# [Short exercise]
Images are not part of the copy; write out the rest of the data exactly as given.

# [Data lines]
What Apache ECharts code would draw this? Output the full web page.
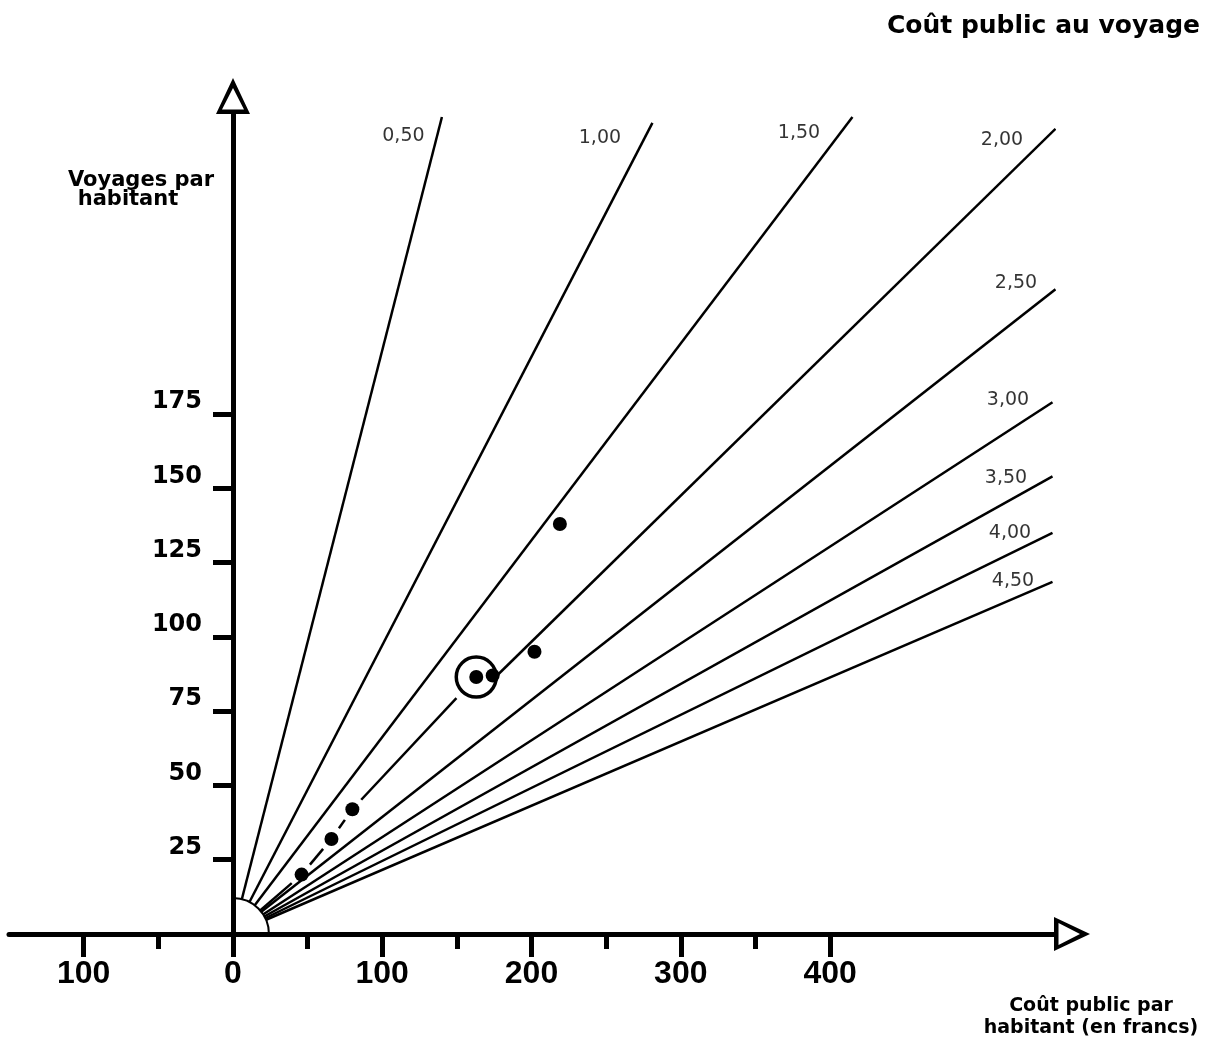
<!DOCTYPE html>
<html><head><meta charset="utf-8">
<script src="https://cdn.jsdelivr.net/npm/echarts@6/dist/echarts.min.js"></script>
<style>html,body{margin:0;padding:0;background:#fff}#c{width:1219px;height:1042px}</style>
</head><body><div id="c"></div>
<script>
// ---- data ----
const costLabels = ['0,50', '1,00', '1,50', '2,00', '2,50', '3,00', '3,50', '4,00', '4,50'];
const lineEndX = [140, 281, 415, 551, 551, 549, 549, 549, 549];
const lineEndY = [275, 273, 275, 271, 217, 179, 154, 135, 118.5];
const pointX = [46, 66, 80, 163, 174, 202, 219];
const pointY = [20, 32, 42, 86.5, 87, 95, 138];
const circledIndex = 3;        // the ringed town
const brokenLineIndex = 3;     // the 2,00 line is broken (dashes through the points) below the ring
const xMajorTicks = [-100, 0, 100, 200, 300, 400];
const xMinorTicks = [-50, 50, 150, 250, 350];
const yTicks = [25, 50, 75, 100, 125, 150, 175];

// ---- styling ----
const labelOffsets = [[-38, 20], [-52, 16], [-53, 17], [-53, 12], [-39, -6], [-44, -2], [-46, 2], [-42, 1], [-39, 0]];
const ARROW = 'path://M17,0 L34,36 L0,36 Z M17,10 L6,31.5 L28,31.5 Z';
const BOLD = '"DejaVu Sans", sans-serif';
const RING = 40, DOT = 14;

const chart = echarts.init(document.getElementById('c'), null, {renderer: 'canvas'});

const series = [];
costLabels.forEach(function (lab, i) {
  let data = [[0, 0], [lineEndX[i], lineEndY[i]]];
  if (i === brokenLineIndex) {
    // solid part starts where the line leaves the ring
    const sx = pointX[circledIndex + 1];
    data = [[sx, sx * lineEndY[i] / lineEndX[i]], [lineEndX[i], lineEndY[i]]];
  }
  series.push({
    type: 'line', name: lab, silent: true, symbol: 'none', z: 2, clip: false,
    lineStyle: {color: '#000', width: 2.5},
    data: data
  });
});
// broken part: dashes joining origin -> points -> ring
const chain = [[0, 0]].concat(pointX.slice(0, circledIndex + 1).map(function (x, i) { return [x, pointY[i]]; }));
series.push({
  type: 'custom', silent: true, z: 2, clip: false,
  data: chain,
  renderItem: function (params, api) {
    const i = params.dataIndex;
    if (i === 0) return null;
    const a = api.coord(chain[i - 1]);
    const b = api.coord(chain[i]);
    const dx = b[0] - a[0], dy = b[1] - a[1];
    const len = Math.sqrt(dx * dx + dy * dy);
    const ux = dx / len, uy = dy / len;
    const ta = i - 1 === 0 ? 0 : 13;
    const tb = i === chain.length - 1 ? 29 : 13;
    return {
      type: 'line',
      shape: {x1: a[0] + ux * ta, y1: a[1] + uy * ta, x2: b[0] - ux * tb, y2: b[1] - uy * tb},
      style: {stroke: '#000', lineWidth: 2.5}
    };
  }
});
series.push({
  type: 'scatter', silent: true, symbolSize: 1, z: 2, clip: false,
  itemStyle: {color: 'rgba(0,0,0,0)'},
  labelLayout: {hideOverlap: false},
  data: costLabels.map(function (lab, i) {
    return {
      value: [lineEndX[i], lineEndY[i]],
      label: {show: true, position: labelOffsets[i], align: 'center', verticalAlign: 'middle', formatter: lab,
        color: '#000', fontFamily: '"DejaVu Sans", sans-serif', fontSize: 19}
    };
  })
});
// quarter disc at the origin
series.push({
  type: 'custom', silent: true, z: 3, clip: false,
  data: [[0, 0]],
  renderItem: function (params, api) {
    const c = api.coord([api.value(0), api.value(1)]);
    return {
      type: 'sector',
      shape: {cx: c[0], cy: c[1], r0: 0, r: 36, startAngle: -Math.PI / 2, endAngle: 0},
      style: {fill: '#fff', stroke: '#000', lineWidth: 2}
    };
  }
});
// ring round the highlighted point
series.push({
  type: 'scatter', silent: true, z: 4, symbol: 'circle', symbolSize: RING,
  itemStyle: {color: '#fff', borderColor: '#000', borderWidth: 3.5, opacity: 1},
  data: [[pointX[circledIndex], pointY[circledIndex]]]
});
series.push({
  type: 'scatter', silent: true, z: 5, symbol: 'circle', symbolSize: DOT,
  itemStyle: {color: '#000', opacity: 1},
  data: pointX.map(function (x, i) { return [x, pointY[i]]; })
});

const option = {
  backgroundColor: '#fff',
  animation: false,
  grid: {left: 9, right: 165, top: 114, bottom: 108, containLabel: false, outerBoundsMode: 'none'},
  xAxis: [{
    type: 'value', min: -150, max: 550, position: 'bottom', z: 10,
    axisLine: {show: true, onZero: true, lineStyle: {color: '#000', width: 5, cap: 'round'},
      symbol: ['none', ARROW], symbolSize: [34, 36], symbolOffset: [0, 18]},
    axisTick: {show: true, customValues: xMajorTicks, length: 23, lineStyle: {color: '#000', width: 5}},
    axisLabel: {show: true, customValues: xMajorTicks, margin: 24, formatter: function (v) { return String(Math.abs(v)); },
      color: '#000', fontFamily: '"Liberation Sans", sans-serif', fontWeight: 'bold', fontSize: 32},
    splitLine: {show: false}
  }, {
    type: 'value', min: -150, max: 550, position: 'bottom', z: 10,
    axisLine: {show: false},
    axisTick: {show: true, customValues: xMinorTicks, length: 15, lineStyle: {color: '#000', width: 5}},
    axisLabel: {show: false},
    splitLine: {show: false}
  }],
  yAxis: {
    type: 'value', min: 0, max: 276, z: 10, position: 'left', offset: -224,
    axisLine: {show: true, onZero: false, lineStyle: {color: '#000', width: 5},
      symbol: ['none', ARROW], symbolSize: [34, 36], symbolOffset: [0, 18]},
    axisTick: {show: true, customValues: yTicks, length: 20, lineStyle: {color: '#000', width: 5}},
    axisLabel: {show: true, customValues: yTicks, margin: 31, verticalAlign: 'bottom',
      color: '#000', fontFamily: BOLD, fontWeight: 'bold', fontSize: 24},
    splitLine: {show: false}
  },
  graphic: [
    {type: 'text', x: 1200, y: 26, silent: true,
      style: {text: 'Coût public au voyage', font: 'bold 25px "DejaVu Sans"', fill: '#000', textAlign: 'right', textVerticalAlign: 'middle'}},
    {type: 'text', x: 141, y: 181, silent: true,
      style: {text: 'Voyages par', font: 'bold 21px "DejaVu Sans"', fill: '#000', textAlign: 'center', textVerticalAlign: 'middle'}},
    {type: 'text', x: 128, y: 200, silent: true,
      style: {text: 'habitant', font: 'bold 21px "DejaVu Sans"', fill: '#000', textAlign: 'center', textVerticalAlign: 'middle'}},
    {type: 'text', x: 1091, y: 1006, silent: true,
      style: {text: 'Coût public par', font: 'bold 19px "DejaVu Sans"', fill: '#000', textAlign: 'center', textVerticalAlign: 'middle'}},
    {type: 'text', x: 1091, y: 1028, silent: true,
      style: {text: 'habitant (en francs)', font: 'bold 19px "DejaVu Sans"', fill: '#000', textAlign: 'center', textVerticalAlign: 'middle'}}
  ],
  series: series
};
chart.setOption(option);
</script>
</body></html>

# [Solution to this problem]
What Apache ECharts code would draw this? Output the full web page.
<!DOCTYPE html>
<html><head><meta charset="utf-8">
<script src="https://cdn.jsdelivr.net/npm/echarts@6/dist/echarts.min.js"></script>
<style>html,body{margin:0;padding:0;background:#fff}#c{width:1219px;height:1042px}</style>
</head><body><div id="c"></div>
<script>
// ---- data ----
const costLabels = ['0,50', '1,00', '1,50', '2,00', '2,50', '3,00', '3,50', '4,00', '4,50'];
const lineEndX = [140, 281, 415, 551, 551, 549, 549, 549, 549];
const lineEndY = [275, 273, 275, 271, 217, 179, 154, 135, 118.5];
const pointX = [46, 66, 80, 163, 174, 202, 219];
const pointY = [20, 32, 42, 86.5, 87, 95, 138];
const circledIndex = 3;        // the ringed town
const brokenLineIndex = 3;     // the 2,00 line is broken (dashes through the points) below the ring
const xMajorTicks = [-100, 0, 100, 200, 300, 400];
const xMinorTicks = [-50, 50, 150, 250, 350];
const yTicks = [25, 50, 75, 100, 125, 150, 175];

// ---- styling ----
const labelOffsets = [[-38, 20], [-52, 16], [-53, 17], [-53, 12], [-39, -6], [-44, -2], [-46, 2], [-42, 1], [-39, 0]];
const ARROW = 'path://M17,0 L34,36 L0,36 Z M17,10 L6,31.5 L28,31.5 Z';
const BOLD = '"DejaVu Sans", sans-serif';
const RING = 40, DOT = 14;

const chart = echarts.init(document.getElementById('c'), null, {renderer: 'canvas'});

const series = [];
costLabels.forEach(function (lab, i) {
  let data = [[0, 0], [lineEndX[i], lineEndY[i]]];
  if (i === brokenLineIndex) {
    // solid part starts where the line leaves the ring
    const sx = pointX[circledIndex + 1];
    data = [[sx, sx * lineEndY[i] / lineEndX[i]], [lineEndX[i], lineEndY[i]]];
  }
  series.push({
    type: 'line', name: lab, silent: true, symbol: 'none', z: 2, clip: false,
    lineStyle: {color: '#000', width: 2.5},
    data: data
  });
});
// broken part: dashes joining origin -> points -> ring
const chain = [[0, 0]].concat(pointX.slice(0, circledIndex + 1).map(function (x, i) { return [x, pointY[i]]; }));
series.push({
  type: 'custom', silent: true, z: 2, clip: false,
  data: chain,
  renderItem: function (params, api) {
    const i = params.dataIndex;
    if (i === 0) return null;
    const a = api.coord(chain[i - 1]);
    const b = api.coord(chain[i]);
    const dx = b[0] - a[0], dy = b[1] - a[1];
    const len = Math.sqrt(dx * dx + dy * dy);
    const ux = dx / len, uy = dy / len;
    const ta = i - 1 === 0 ? 0 : 13;
    const tb = i === chain.length - 1 ? 29 : 13;
    return {
      type: 'line',
      shape: {x1: a[0] + ux * ta, y1: a[1] + uy * ta, x2: b[0] - ux * tb, y2: b[1] - uy * tb},
      style: {stroke: '#000', lineWidth: 2.5}
    };
  }
});
series.push({
  type: 'scatter', silent: true, symbolSize: 1, z: 2, clip: false,
  itemStyle: {color: 'rgba(0,0,0,0)'},
  labelLayout: {hideOverlap: false},
  data: costLabels.map(function (lab, i) {
    return {
      value: [lineEndX[i], lineEndY[i]],
      label: {show: true, position: labelOffsets[i], align: 'center', verticalAlign: 'middle', formatter: lab,
        color: '#000', fontFamily: '"DejaVu Sans", sans-serif', fontSize: 19}
    };
  })
});
// quarter disc at the origin
series.push({
  type: 'custom', silent: true, z: 3, clip: false,
  data: [[0, 0]],
  renderItem: function (params, api) {
    const c = api.coord([api.value(0), api.value(1)]);
    return {
      type: 'sector',
      shape: {cx: c[0], cy: c[1], r0: 0, r: 36, startAngle: -Math.PI / 2, endAngle: 0},
      style: {fill: '#fff', stroke: '#000', lineWidth: 2}
    };
  }
});
// ring round the highlighted point
series.push({
  type: 'scatter', silent: true, z: 4, symbol: 'circle', symbolSize: RING,
  itemStyle: {color: '#fff', borderColor: '#000', borderWidth: 3.5, opacity: 1},
  data: [[pointX[circledIndex], pointY[circledIndex]]]
});
series.push({
  type: 'scatter', silent: true, z: 5, symbol: 'circle', symbolSize: DOT,
  itemStyle: {color: '#000', opacity: 1},
  data: pointX.map(function (x, i) { return [x, pointY[i]]; })
});

const option = {
  backgroundColor: '#fff',
  animation: false,
  grid: {left: 9, right: 165, top: 114, bottom: 108, containLabel: false, outerBoundsMode: 'none'},
  xAxis: [{
    type: 'value', min: -150, max: 550, position: 'bottom', z: 10,
    axisLine: {show: true, onZero: true, lineStyle: {color: '#000', width: 5, cap: 'round'},
      symbol: ['none', ARROW], symbolSize: [34, 36], symbolOffset: [0, 18]},
    axisTick: {show: true, customValues: xMajorTicks, length: 23, lineStyle: {color: '#000', width: 5}},
    axisLabel: {show: true, customValues: xMajorTicks, margin: 24, formatter: function (v) { return String(Math.abs(v)); },
      color: '#000', fontFamily: '"Liberation Sans", sans-serif', fontWeight: 'bold', fontSize: 32},
    splitLine: {show: false}
  }, {
    type: 'value', min: -150, max: 550, position: 'bottom', z: 10,
    axisLine: {show: false},
    axisTick: {show: true, customValues: xMinorTicks, length: 15, lineStyle: {color: '#000', width: 5}},
    axisLabel: {show: false},
    splitLine: {show: false}
  }],
  yAxis: {
    type: 'value', min: 0, max: 276, z: 10, position: 'left', offset: -224,
    axisLine: {show: true, onZero: false, lineStyle: {color: '#000', width: 5},
      symbol: ['none', ARROW], symbolSize: [34, 36], symbolOffset: [0, 18]},
    axisTick: {show: true, customValues: yTicks, length: 20, lineStyle: {color: '#000', width: 5}},
    axisLabel: {show: true, customValues: yTicks, margin: 31, verticalAlign: 'bottom',
      color: '#000', fontFamily: BOLD, fontWeight: 'bold', fontSize: 24},
    splitLine: {show: false}
  },
  graphic: [
    {type: 'text', x: 1200, y: 26, silent: true,
      style: {text: 'Coût public au voyage', font: 'bold 25px "DejaVu Sans"', fill: '#000', textAlign: 'right', textVerticalAlign: 'middle'}},
    {type: 'text', x: 141, y: 181, silent: true,
      style: {text: 'Voyages par', font: 'bold 21px "DejaVu Sans"', fill: '#000', textAlign: 'center', textVerticalAlign: 'middle'}},
    {type: 'text', x: 128, y: 200, silent: true,
      style: {text: 'habitant', font: 'bold 21px "DejaVu Sans"', fill: '#000', textAlign: 'center', textVerticalAlign: 'middle'}},
    {type: 'text', x: 1091, y: 1006, silent: true,
      style: {text: 'Coût public par', font: 'bold 19px "DejaVu Sans"', fill: '#000', textAlign: 'center', textVerticalAlign: 'middle'}},
    {type: 'text', x: 1091, y: 1028, silent: true,
      style: {text: 'habitant (en francs)', font: 'bold 19px "DejaVu Sans"', fill: '#000', textAlign: 'center', textVerticalAlign: 'middle'}}
  ],
  series: series
};
chart.setOption(option);
</script>
</body></html>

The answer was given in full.